** start **

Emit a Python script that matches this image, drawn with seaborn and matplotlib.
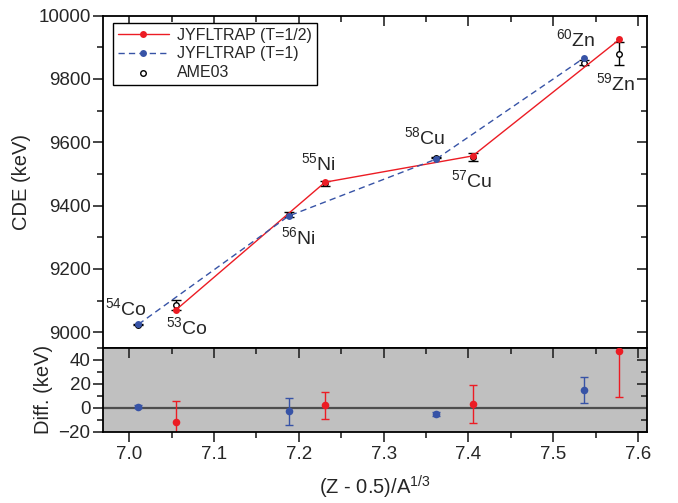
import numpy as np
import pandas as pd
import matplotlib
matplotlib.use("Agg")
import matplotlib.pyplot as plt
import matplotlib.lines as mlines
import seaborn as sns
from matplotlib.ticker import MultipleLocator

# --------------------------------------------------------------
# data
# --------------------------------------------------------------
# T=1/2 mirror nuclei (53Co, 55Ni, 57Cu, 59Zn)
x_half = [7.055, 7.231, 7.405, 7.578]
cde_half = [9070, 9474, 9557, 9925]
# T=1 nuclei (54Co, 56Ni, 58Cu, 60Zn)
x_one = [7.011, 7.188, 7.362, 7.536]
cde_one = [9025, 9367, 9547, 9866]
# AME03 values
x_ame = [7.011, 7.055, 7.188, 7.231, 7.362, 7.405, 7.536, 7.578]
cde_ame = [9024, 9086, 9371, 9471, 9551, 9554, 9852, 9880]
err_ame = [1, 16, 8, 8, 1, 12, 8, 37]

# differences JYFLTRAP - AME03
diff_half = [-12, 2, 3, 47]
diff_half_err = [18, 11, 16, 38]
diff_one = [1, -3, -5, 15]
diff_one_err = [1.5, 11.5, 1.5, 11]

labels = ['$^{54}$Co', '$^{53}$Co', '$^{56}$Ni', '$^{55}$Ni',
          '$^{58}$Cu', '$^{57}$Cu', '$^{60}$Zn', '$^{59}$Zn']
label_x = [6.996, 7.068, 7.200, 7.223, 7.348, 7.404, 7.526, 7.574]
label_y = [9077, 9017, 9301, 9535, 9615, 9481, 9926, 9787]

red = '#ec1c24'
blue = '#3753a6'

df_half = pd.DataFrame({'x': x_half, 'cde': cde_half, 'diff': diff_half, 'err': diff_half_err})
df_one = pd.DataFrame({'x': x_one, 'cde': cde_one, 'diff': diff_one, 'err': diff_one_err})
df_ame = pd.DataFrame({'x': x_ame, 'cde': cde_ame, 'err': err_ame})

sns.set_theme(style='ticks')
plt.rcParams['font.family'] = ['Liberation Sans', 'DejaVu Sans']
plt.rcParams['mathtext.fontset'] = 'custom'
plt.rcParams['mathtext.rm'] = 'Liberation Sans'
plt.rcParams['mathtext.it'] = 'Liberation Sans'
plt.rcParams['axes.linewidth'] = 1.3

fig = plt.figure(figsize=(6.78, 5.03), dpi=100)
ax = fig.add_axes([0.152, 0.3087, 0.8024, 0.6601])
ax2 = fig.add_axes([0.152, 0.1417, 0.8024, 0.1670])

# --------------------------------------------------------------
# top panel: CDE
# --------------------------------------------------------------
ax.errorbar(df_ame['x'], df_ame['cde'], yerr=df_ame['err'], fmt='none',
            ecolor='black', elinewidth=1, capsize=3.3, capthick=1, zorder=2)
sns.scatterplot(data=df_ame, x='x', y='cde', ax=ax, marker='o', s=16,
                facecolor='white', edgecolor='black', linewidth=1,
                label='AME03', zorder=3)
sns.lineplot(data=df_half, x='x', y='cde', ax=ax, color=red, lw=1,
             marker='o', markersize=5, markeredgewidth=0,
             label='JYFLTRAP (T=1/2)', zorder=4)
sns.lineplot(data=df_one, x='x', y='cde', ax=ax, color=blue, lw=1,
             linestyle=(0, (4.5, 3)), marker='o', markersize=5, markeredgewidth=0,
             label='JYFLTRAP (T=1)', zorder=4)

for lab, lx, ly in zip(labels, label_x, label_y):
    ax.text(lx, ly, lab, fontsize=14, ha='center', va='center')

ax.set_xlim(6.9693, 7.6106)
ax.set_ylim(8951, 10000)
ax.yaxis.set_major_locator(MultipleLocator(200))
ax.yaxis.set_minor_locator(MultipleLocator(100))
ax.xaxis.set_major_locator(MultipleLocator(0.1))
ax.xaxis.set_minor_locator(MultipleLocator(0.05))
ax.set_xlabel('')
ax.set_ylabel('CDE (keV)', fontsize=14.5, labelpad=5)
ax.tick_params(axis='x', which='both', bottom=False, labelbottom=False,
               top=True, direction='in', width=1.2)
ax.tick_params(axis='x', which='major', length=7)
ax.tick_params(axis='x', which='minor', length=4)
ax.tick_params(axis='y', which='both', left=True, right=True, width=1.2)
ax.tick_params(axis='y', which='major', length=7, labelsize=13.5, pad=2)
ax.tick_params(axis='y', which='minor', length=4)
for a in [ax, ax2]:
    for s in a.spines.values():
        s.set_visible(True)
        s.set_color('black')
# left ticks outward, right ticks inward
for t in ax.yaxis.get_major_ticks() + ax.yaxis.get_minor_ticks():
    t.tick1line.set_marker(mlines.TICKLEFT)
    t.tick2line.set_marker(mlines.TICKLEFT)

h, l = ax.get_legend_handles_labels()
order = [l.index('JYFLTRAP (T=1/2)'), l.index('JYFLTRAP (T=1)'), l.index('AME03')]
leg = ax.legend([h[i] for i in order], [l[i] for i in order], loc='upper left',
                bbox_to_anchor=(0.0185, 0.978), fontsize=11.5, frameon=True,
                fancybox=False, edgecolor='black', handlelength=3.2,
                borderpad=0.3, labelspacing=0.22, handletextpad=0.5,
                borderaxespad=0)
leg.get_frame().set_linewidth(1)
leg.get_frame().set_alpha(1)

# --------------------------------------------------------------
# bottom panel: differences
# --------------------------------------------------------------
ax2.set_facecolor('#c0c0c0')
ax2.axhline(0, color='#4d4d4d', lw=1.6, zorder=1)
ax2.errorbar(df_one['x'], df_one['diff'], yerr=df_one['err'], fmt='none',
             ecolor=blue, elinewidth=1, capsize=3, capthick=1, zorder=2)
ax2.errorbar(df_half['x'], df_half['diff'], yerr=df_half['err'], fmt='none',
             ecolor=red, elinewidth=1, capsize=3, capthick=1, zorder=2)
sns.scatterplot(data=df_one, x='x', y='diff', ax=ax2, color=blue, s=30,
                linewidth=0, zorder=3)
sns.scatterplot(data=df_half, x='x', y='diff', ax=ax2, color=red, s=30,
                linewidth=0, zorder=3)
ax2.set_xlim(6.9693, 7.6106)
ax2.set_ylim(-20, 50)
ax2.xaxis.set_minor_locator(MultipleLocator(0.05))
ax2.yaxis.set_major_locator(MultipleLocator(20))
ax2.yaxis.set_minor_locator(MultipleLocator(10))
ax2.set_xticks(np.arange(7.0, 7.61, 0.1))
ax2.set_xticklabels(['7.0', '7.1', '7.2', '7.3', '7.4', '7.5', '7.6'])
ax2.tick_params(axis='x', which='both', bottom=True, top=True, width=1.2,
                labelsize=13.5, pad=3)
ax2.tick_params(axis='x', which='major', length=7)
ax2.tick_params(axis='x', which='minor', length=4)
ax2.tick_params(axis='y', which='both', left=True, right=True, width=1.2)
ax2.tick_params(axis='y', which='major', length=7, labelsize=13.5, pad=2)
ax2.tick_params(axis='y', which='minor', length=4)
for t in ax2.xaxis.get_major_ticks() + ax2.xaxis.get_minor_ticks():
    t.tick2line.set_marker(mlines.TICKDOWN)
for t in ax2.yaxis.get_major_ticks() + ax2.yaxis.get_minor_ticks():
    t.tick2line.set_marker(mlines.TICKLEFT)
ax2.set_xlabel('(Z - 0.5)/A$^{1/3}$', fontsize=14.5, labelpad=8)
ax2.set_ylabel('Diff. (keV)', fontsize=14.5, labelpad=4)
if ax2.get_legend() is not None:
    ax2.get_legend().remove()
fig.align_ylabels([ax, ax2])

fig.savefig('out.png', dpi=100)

** end **
** start **

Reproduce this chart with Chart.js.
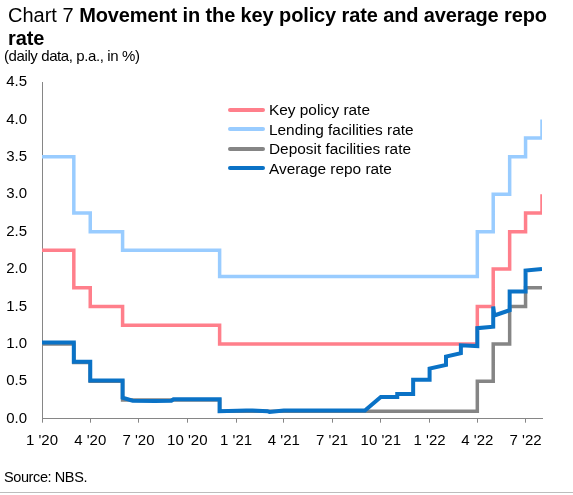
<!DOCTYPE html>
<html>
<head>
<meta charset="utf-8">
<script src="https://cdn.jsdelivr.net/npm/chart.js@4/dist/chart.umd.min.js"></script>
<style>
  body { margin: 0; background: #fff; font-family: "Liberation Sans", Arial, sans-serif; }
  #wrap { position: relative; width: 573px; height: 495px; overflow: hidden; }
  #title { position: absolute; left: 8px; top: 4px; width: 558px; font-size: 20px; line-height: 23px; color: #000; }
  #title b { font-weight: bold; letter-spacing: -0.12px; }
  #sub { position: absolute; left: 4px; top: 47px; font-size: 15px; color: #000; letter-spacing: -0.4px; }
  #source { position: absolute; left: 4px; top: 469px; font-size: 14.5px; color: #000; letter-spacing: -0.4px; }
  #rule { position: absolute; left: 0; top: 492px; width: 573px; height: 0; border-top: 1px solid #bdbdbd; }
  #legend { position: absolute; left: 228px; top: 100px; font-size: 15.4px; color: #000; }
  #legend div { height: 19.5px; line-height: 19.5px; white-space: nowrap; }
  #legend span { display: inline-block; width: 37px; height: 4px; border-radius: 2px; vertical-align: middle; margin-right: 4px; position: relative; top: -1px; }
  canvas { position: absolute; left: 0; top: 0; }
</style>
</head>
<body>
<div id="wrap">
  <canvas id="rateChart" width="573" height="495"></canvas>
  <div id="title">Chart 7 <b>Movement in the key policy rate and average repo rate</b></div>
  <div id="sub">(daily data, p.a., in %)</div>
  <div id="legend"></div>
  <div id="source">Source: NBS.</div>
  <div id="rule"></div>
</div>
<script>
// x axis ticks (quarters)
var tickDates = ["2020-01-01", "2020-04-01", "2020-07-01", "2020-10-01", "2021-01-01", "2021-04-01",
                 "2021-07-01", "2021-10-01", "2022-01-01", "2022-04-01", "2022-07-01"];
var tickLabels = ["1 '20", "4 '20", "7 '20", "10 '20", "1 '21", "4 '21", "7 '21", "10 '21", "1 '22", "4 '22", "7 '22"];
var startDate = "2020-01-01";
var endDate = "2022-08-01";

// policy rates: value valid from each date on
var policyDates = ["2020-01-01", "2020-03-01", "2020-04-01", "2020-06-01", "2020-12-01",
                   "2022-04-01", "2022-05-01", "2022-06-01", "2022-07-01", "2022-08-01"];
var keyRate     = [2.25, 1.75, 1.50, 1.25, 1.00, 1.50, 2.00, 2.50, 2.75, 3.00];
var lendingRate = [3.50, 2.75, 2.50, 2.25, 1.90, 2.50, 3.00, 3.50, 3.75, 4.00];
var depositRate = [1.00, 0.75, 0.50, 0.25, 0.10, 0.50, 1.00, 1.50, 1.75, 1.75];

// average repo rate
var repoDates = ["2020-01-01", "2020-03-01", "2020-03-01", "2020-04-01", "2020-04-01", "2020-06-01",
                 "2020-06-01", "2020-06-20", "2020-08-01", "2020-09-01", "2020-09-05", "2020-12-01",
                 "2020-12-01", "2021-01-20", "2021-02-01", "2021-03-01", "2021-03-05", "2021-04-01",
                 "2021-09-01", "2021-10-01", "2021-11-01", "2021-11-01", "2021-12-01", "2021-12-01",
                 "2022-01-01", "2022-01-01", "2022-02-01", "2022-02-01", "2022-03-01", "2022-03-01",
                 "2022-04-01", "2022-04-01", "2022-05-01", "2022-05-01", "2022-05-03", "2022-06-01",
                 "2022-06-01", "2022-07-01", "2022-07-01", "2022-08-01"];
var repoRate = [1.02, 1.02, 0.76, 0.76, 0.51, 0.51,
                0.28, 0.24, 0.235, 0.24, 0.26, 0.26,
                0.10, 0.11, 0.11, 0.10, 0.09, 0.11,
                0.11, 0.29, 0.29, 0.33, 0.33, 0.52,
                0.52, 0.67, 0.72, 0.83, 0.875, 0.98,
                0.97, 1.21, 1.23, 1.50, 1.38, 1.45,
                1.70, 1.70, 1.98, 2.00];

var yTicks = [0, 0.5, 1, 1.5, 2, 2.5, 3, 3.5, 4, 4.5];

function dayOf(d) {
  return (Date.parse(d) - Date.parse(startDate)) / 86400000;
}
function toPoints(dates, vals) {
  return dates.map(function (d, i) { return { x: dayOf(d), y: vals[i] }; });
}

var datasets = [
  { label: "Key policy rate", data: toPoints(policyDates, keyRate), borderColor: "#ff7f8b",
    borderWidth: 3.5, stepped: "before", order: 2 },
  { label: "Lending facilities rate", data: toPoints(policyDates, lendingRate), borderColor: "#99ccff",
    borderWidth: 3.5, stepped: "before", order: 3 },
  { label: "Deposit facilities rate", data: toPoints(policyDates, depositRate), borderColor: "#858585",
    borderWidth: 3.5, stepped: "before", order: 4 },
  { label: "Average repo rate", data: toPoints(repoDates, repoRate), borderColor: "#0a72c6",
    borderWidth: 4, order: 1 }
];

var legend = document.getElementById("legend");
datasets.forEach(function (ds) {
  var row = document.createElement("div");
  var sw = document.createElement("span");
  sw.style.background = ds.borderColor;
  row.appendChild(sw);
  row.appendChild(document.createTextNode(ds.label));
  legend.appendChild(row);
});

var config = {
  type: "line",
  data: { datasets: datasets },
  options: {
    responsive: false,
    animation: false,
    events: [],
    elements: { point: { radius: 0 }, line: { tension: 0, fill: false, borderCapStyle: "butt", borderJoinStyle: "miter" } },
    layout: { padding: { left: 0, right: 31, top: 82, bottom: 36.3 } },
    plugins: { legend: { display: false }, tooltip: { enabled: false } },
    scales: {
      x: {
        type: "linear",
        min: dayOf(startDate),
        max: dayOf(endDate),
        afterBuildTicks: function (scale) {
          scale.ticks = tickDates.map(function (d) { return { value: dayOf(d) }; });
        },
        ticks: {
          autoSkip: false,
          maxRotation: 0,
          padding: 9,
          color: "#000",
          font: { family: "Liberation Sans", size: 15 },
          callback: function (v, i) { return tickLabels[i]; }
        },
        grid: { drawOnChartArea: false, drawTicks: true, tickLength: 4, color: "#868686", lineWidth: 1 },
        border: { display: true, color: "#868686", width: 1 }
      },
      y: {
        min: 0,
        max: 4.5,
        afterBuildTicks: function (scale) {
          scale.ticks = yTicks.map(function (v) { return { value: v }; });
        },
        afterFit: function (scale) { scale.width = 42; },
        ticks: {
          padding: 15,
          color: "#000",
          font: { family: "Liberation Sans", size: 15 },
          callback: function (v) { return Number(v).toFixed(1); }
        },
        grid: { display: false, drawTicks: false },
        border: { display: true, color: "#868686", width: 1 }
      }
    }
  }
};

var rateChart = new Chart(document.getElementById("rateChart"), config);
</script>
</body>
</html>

** end **

▶ **Requirement**: Retype the lines above exactly as they appear, from the line containing "Emit a Python" through the line containing "from matplotlib.ticker import MultipleLocator", and leave out any pictures.

▶ **Written reply**:
Emit a Python script that matches this image, drawn with seaborn and matplotlib.
import numpy as np
import pandas as pd
import matplotlib
matplotlib.use("Agg")
import matplotlib.pyplot as plt
import matplotlib.lines as mlines
import seaborn as sns
from matplotlib.ticker import MultipleLocator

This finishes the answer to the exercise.